I only wish this information could get into "the mainstream." The authors write about the use of medical mercury throughout history. What Cutler calls, "a breathtaking exercise in criminal irresponsibility."
The content of this book is a bit different than what this reviewer had expected. Much of the material presented here can actually be read apart from what the authors discuss about autism, even though autism is one of the core elements in some areas of the text, comprising perhaps about one-third of the book. In reading some of the reviews here, as well as the great amount of comments that have been submitted in response to these reviews, it is rather apparent that some have not actually read this book (the reader of this review can rest assured that this reviewer has read the entire content before submitting this review), so this review was submitted with the goal of addressing these, even though it is difficult to review a book of this nature in just a couple paragraphs.
As the authors discuss in their introduction, the intention was to investigate the natural history of the autism disorder, beginning with the original landmark 1943 report by Johns Hopkins psychiatrist Leo Kanner on 11 children born in the 1930s. While traditional researchers often state that autism rates consist of only a handful per 10 thousand individuals, and that this rate has existed for quite some time and is common, the authors state that autism was newly discovered in the 1930s because it was new and did not exist in previous generations. In reading the account of Kanner, the presentation that the authors provide is compelling. If individuals have had this disorder at a natural rate for hundreds, if not thousands, of years, why would its existence not have been documented?
In the opinion of this reviewer, one of the best aspects of this book is the fact that the authors research each of the 11 individual cases reported by Kanner. While this may seem like a small number, during the early searches for autism cases this rate was actually surprisingly high. And based on the evidence, this was not due to some type of misdiagnosis. Kanner carefully drew the distinction between autism and other disorders, and autism simply had not been seen in previous research. The book title tie-in with mercury and medicine is made because of the family backgrounds (occupational risk and location) of each of the 11 children, and because of the implications of these backgrounds.
A substantial portion of this book walks the reader through what the authors deem "The Age of Syphilis", "The Age of Hysteria", and "The Age of Acrodynia", and follow up by discussing pollution and toxins in order to set the stage for Kanner's discovery. The material in this first half of the text is fascinating, and could stand on its own as a separate work. During the Middle Ages, toxic mercury compounds were rubbed on syphilis victims by physicians as a cure. But even though visible signs of syphilis disappeared following use by the mercury compounds, it was later realized that syphilis was still internally present, sometimes resulting in patient death, anyway. Other methods of administering mercury compounds were later devised by physicians, including oral consumption, which is hard to take given that the cure was often worse than the ailment, although incredibly mercury compounds were still being used for benign afflictions such as teething into the mid-20th century.

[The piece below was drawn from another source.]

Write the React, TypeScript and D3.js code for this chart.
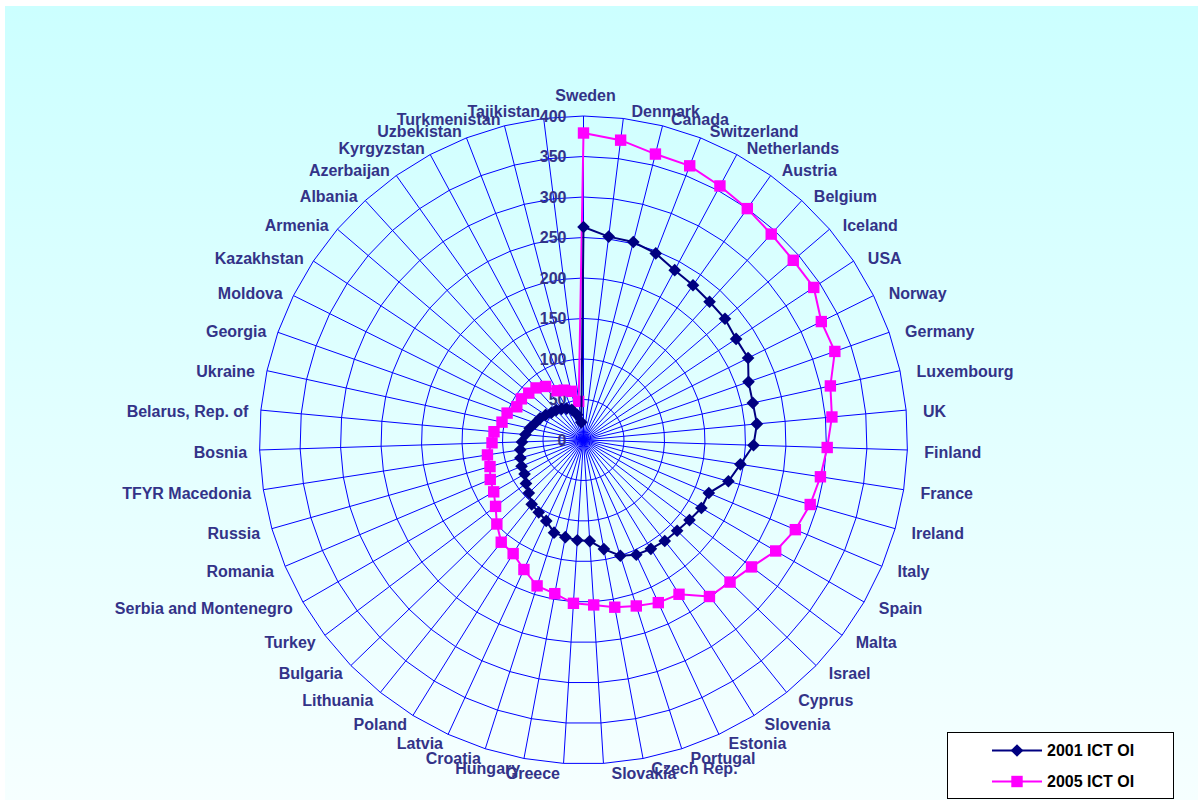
import React from 'react';
import * as d3 from 'd3';

const categories = [
  'Sweden', 'Denmark', 'Canada', 'Switzerland', 'Netherlands', 'Austria', 'Belgium', 'Iceland', 'USA', 'Norway',
  'Germany', 'Luxembourg', 'UK', 'Finland', 'France', 'Ireland', 'Italy', 'Spain', 'Malta', 'Israel',
  'Cyprus', 'Slovenia', 'Estonia', 'Portugal', 'Czech Rep.', 'Slovakia', 'Greece', 'Hungary', 'Croatia', 'Latvia',
  'Poland', 'Lithuania', 'Bulgaria', 'Turkey', 'Serbia and Montenegro', 'Romania', 'Russia', 'TFYR Macedonia', 'Bosnia', 'Belarus, Rep. of',
  'Ukraine', 'Georgia', 'Moldova', 'Kazakhstan', 'Armenia', 'Albania', 'Azerbaijan', 'Kyrgyzstan', 'Uzbekistan', 'Turkmenistan',
  'Tajikistan',
];

const ict2001 = [
  263, 253, 252, 247, 238, 234, 231, 230, 226, 227,
  216, 214, 215, 210, 196, 186, 168, 168, 164, 161,
  160, 158, 156, 150, 137, 125, 124, 122, 120, 110,
  105, 102, 94, 89, 84, 83, 81, 79, 76, 72,
  68, 63, 60, 56, 52, 50, 47, 44, 40, 32,
  22,
];

const ict2005 = [
  379, 373, 364, 363, 356, 350, 344, 341, 341, 328,
  329, 312, 308, 301, 296, 291, 284, 274, 260, 252,
  248, 224, 221, 215, 210, 204, 202, 193, 189, 176,
  165, 162, 149, 136, 128, 125, 120, 120, 113, 111,
  103, 100, 92, 92, 89, 87, 81, 69, 66, 62,
  48,
];

const radialTicks = [0, 50, 100, 150, 200, 250, 300, 350, 400];
const seriesNames = ['2001 ICT OI', '2005 ICT OI'];

export default function App() {
  const W = 1198;
  const H = 800;
  const cx = 583.5;
  const cy = 440;
  const R = 324;
  const n = categories.length;
  const rScale = d3.scaleLinear().domain([0, 400]).range([0, R]);
  const angle = d3.scaleLinear().domain([0, n]).range([0, 2 * Math.PI]);
  const idx = d3.range(n);

  const ringPath = (t: number) =>
    d3.lineRadial<number>()
      .angle((i) => angle(i))
      .radius(() => rScale(t))
      .curve(d3.curveLinearClosed)(idx) as string;

  const seriesPath = (vals: number[]) =>
    d3.lineRadial<number>()
      .angle((i) => angle(i))
      .radius((i) => rScale(vals[i]))
      .curve(d3.curveLinearClosed)(idx) as string;

  const pt = (i: number, v: number) => {
    const a = angle(i);
    return [cx + rScale(v) * Math.sin(a), cy - rScale(v) * Math.cos(a)];
  };

  const diamond = d3.symbol(d3.symbolSquare, 80)() as string;
  const square = d3.symbol(d3.symbolSquare, 130)() as string;

  const labelColor = '#333388';
  const font = '"Liberation Sans", Arial, sans-serif';

  const labelPos = (i: number) => {
    const a = angle(i);
    const s = Math.sin(a);
    const c = Math.cos(a);
    const px = cx + R * s;
    const py = cy - R * c;
    if (Math.abs(s) < 0.02) {
      return { x: px + 2, y: c > 0 ? py - 21 : py + 10, anchor: 'middle' };
    }
    const y = c > 0 ? py + 2.5 - 9.5 * c : py + 2.5 - 7.5 * c;
    if (s > 0) return { x: px + 8 + 9 * s * s, y, anchor: 'start' };
    return { x: px - (3.5 + 9 * s * s), y, anchor: 'end' };
  };

  return (
    <svg width={W} height={H} style={{ position: 'absolute', left: 0, top: 0 }}>
      <defs>
        <linearGradient id="bg" x1="0" y1="0" x2="0" y2="1">
          <stop offset="0" stopColor="#CCFFFF" />
          <stop offset="1" stopColor="#F6FFFF" />
        </linearGradient>
      </defs>
      <rect x={0} y={0} width={W} height={H} fill="#ffffff" />
      <rect x={5} y={6} width={W - 5} height={H - 6} fill="url(#bg)" />

      <g transform={`translate(${cx},${cy})`} fill="none" stroke="#0000FF" strokeWidth={1}>
        {radialTicks.filter((t) => t > 0).map((t) => (
          <path key={t} d={ringPath(t)} />
        ))}
        {idx.map((i) => {
          const a = angle(i);
          return (
            <line key={i} x1={0} y1={0} x2={R * Math.sin(a)} y2={-R * Math.cos(a)} />
          );
        })}
      </g>

      <g fontFamily={font} fontWeight="bold" fontSize={16} fill={labelColor}>
        {radialTicks.map((t) => (
          <text key={t} x={cx - 17} y={cy - rScale(t)} dy="0.35em" textAnchor="end">
            {t}
          </text>
        ))}
        {categories.map((c, i) => {
          const p = labelPos(i);
          return (
            <text key={c} x={p.x} y={p.y} dy="0.35em" textAnchor={p.anchor as any}>
              {c}
            </text>
          );
        })}
      </g>

      <g transform={`translate(${cx},${cy})`}>
        <path d={seriesPath(ict2005)} fill="none" stroke="#FF00FF" strokeWidth={2} />
      </g>
      {ict2005.map((v, i) => {
        const [x, y] = pt(i, v);
        return <path key={'s' + i} d={square} transform={`translate(${x},${y})`} fill="#FF00FF" />;
      })}

      <g transform={`translate(${cx},${cy})`}>
        <path d={seriesPath(ict2001)} fill="none" stroke="#000080" strokeWidth={2} />
      </g>
      {ict2001.map((v, i) => {
        const [x, y] = pt(i, v);
        return <path key={'d' + i} d={diamond} transform={`translate(${x},${y}) rotate(45)`} fill="#000080" />;
      })}

      <g>
        <rect x={947.5} y={732.5} width={226} height={66} fill="#ffffff" stroke="#000000" strokeWidth={1} />
        <line x1={992} x2={1042} y1={750.5} y2={750.5} stroke="#000080" strokeWidth={2} />
        <path d={diamond} transform="translate(1017,750.5) rotate(45)" fill="#000080" />
        <text x={1047} y={750.5} dy="0.35em" fontFamily={font} fontWeight="bold" fontSize={16} fill="#000000">
          {seriesNames[0]}
        </text>
        <line x1={992} x2={1042} y1={781.5} y2={781.5} stroke="#FF00FF" strokeWidth={2} />
        <path d={square} transform="translate(1017,781.5)" fill="#FF00FF" />
        <text x={1047} y={781.5} dy="0.35em" fontFamily={font} fontWeight="bold" fontSize={16} fill="#000000">
          {seriesNames[1]}
        </text>
      </g>
    </svg>
  );
}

Of course, none of these treatments helped syphilis victims. If they did not die, they were severely injured neurologically. The authors argue that other ailments were caused by mercury compounds as well, and suggest that there is evidence that all of these ailments are related in cause, either by intentional introduction of mercury compounds to patients, or unintentional introduction due to the external environment. While portions of the text are arguably hard to follow within the first portion of the latter half of the book, chapters 9 and 10 are very well written, and actually reading these chapters will demonstrate that the authors are not anti-vaccine, but are instead researchers looking into a host of possible causes of neurological damage to children.
Although the vast majority of "The Age of Autism" will probably be an easy read for most, the last chapter entitled "The Nightmare and the Dream" might take some time to digest even though it is only about 15 pages in length. In this chapter, the authors provide updates to the 7 cases and families in the original Kanner case series that they were able to identify. Unfortunately, the amount of material here is much more scant than this reviewer would have liked, but the fact that the authors were able to actually contact these individuals after all these years, even though Johns Hopkins apparently "misplaced" a significant portion of this important research, is a testament to their investigative work.
This is a wonderful book, which describes how the use of mercury in medicine has killed and maimed thousands, if not millions of people. It is not the whole story, however, but it is very important to understand the role of mercury in autism. Read it!